Sunday, November 18, 2012

Sketches offer look at scenes from WWII

Ron Miner remembers seeing the sketches as a child. He was fascinated by the pencil and watercolor drawings of military aircraft, ships and personnel, and of beach and jungle scenery.
 

They were done by his father, Navy pilot Howard Miner, in between bombing and rescue missions in the South Pacific islands during World War II.

His father kept the sketches in a file cabinet in his office, and Ron would sneak downstairs with friends to look at them.

“We would carefully pore over them, imagining what the stories were that they were begging to tell,” Ron writes in the introduction of “Sketches of a Black Cat.”

Ron is telling those stories, and sharing those sketches, in a self-published book about his father. It took him about a year to finish the project, and he couldn’t be more proud of the proof he showed me.

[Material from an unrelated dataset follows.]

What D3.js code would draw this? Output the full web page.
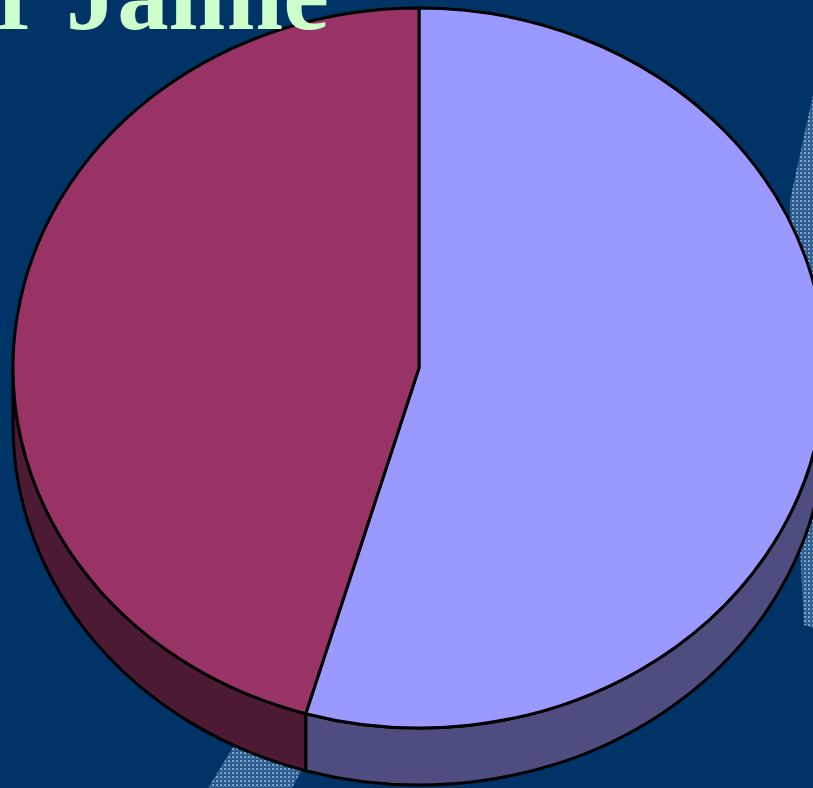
<!DOCTYPE html>
<html><head><meta charset="utf-8">
<script src="https://cdn.jsdelivr.net/npm/d3@7/dist/d3.min.js"></script>
<style>html,body{margin:0;padding:0;background:#003366;overflow:hidden}</style>
</head><body>
<svg id="c" width="813" height="788"></svg>
<script>
const categories = ["A", "B"];
const values = [54.5, 45.5];
const topColors = ["#9999FF", "#993366"];
const sideColors = ["#4D4D80", "#4D1A33"];
const titleText = "r Jaime";

const W = 813, H = 788;
const cx = 419, cy = 368, rx = 406, ry = 360, depth = 57;
const svg = d3.select("#c");

svg.append("rect").attr("width", W).attr("height", H).attr("fill", "#003366");

const defs = svg.append("defs");
const pat = defs.append("pattern").attr("id", "hatch").attr("patternUnits", "userSpaceOnUse")
  .attr("width", 4).attr("height", 4);
pat.append("rect").attr("width", 4).attr("height", 4).attr("fill", "#2A5A8A");
pat.append("rect").attr("x", 0).attr("y", 0).attr("width", 2).attr("height", 2).attr("fill", "#7FA3CC");
pat.append("rect").attr("x", 2).attr("y", 2).attr("width", 1).attr("height", 1).attr("fill", "#5C86B3");

// decorative textured bands
svg.append("path").attr("d", "M813,95 L790,200 L794,430 L804,625 L813,628 Z").attr("fill", "url(#hatch)");
svg.append("path").attr("d", "M208,788 L262,700 L340,700 L292,788 Z").attr("fill", "url(#hatch)");

const pie = d3.pie().sort(null).startAngle(0).endAngle(2 * Math.PI)(values);
const P = a => [cx + rx * Math.sin(a), cy - ry * Math.cos(a)];

const g = svg.append("g");
// sides (front half: PI/2 .. 3PI/2)
pie.forEach((d, i) => {
  const a0 = Math.max(d.startAngle, Math.PI / 2), a1 = Math.min(d.endAngle, 3 * Math.PI / 2);
  if (a1 <= a0) return;
  const p0 = P(a0), p1 = P(a1);
  const s = `M${p0[0]},${p0[1]} A${rx},${ry} 0 0 1 ${p1[0]},${p1[1]} L${p1[0]},${p1[1] + depth} A${rx},${ry} 0 0 0 ${p0[0]},${p0[1] + depth} Z`;
  g.append("path").attr("d", s).attr("fill", sideColors[i])
    .attr("stroke", "#000").attr("stroke-width", 3).attr("stroke-linejoin", "round");
});
// tops
pie.forEach((d, i) => {
  const p0 = P(d.startAngle), p1 = P(d.endAngle);
  const large = (d.endAngle - d.startAngle) > Math.PI ? 1 : 0;
  const s = `M${cx},${cy} L${p0[0]},${p0[1]} A${rx},${ry} 0 ${large} 1 ${p1[0]},${p1[1]} Z`;
  g.append("path").attr("d", s).attr("fill", topColors[i])
    .attr("stroke", "#000").attr("stroke-width", 3).attr("stroke-linejoin", "round");
});

svg.append("text").attr("x", 329).attr("y", 29).attr("text-anchor", "end")
  .attr("font-family", "'Liberation Serif', 'Times New Roman', serif")
  .attr("font-weight", "bold").attr("font-size", 103).attr("fill", "#CCFFCC")
  .text(titleText);
</script>
</body></html>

“You work on something for so long, something I’ve rewritten and re-read 100 times, to actually see it and hold it in your hand is pretty exciting,” Ron said.

The project began when his father died in March 2011, and the family discovered a treasure trove of war memorabilia in his home in Otis, Mass. Handwritten journals, logs, photos and sketches, even a military scrapbook kept by his grandmother.

At first Ron thought it might be something that he would publish just for the family, if for no other reason than to preserve his father’s artwork for future generations. But the journals, about a dozen of them written in pencil in his father’s handwriting, begged for something more.

“I remembered the sketches as a kid, but I didn’t know these existed,” Ron said.

The journals provided insight to the dangerous missions that Howard Miner did in two tours with the Navy’s VP-54, a squadron that earned the nickname Black Cats. Among the men he served with were John A. Love, who went on to serve three terms as governor of Colorado, and Pete “Press” Maravich, the father of basketball legend “Pistol” Pete Maravich.

The Black Cats flew PBY Catalinas, flying boats used for patrol bombing, convoy escort and search and rescue. Their aircraft were painted flat black for stealth night operation. Some PBYs were unofficially nicknamed Dumbos for their air-sea rescue capabilities, and their crews are remembered for rescuing downed airmen.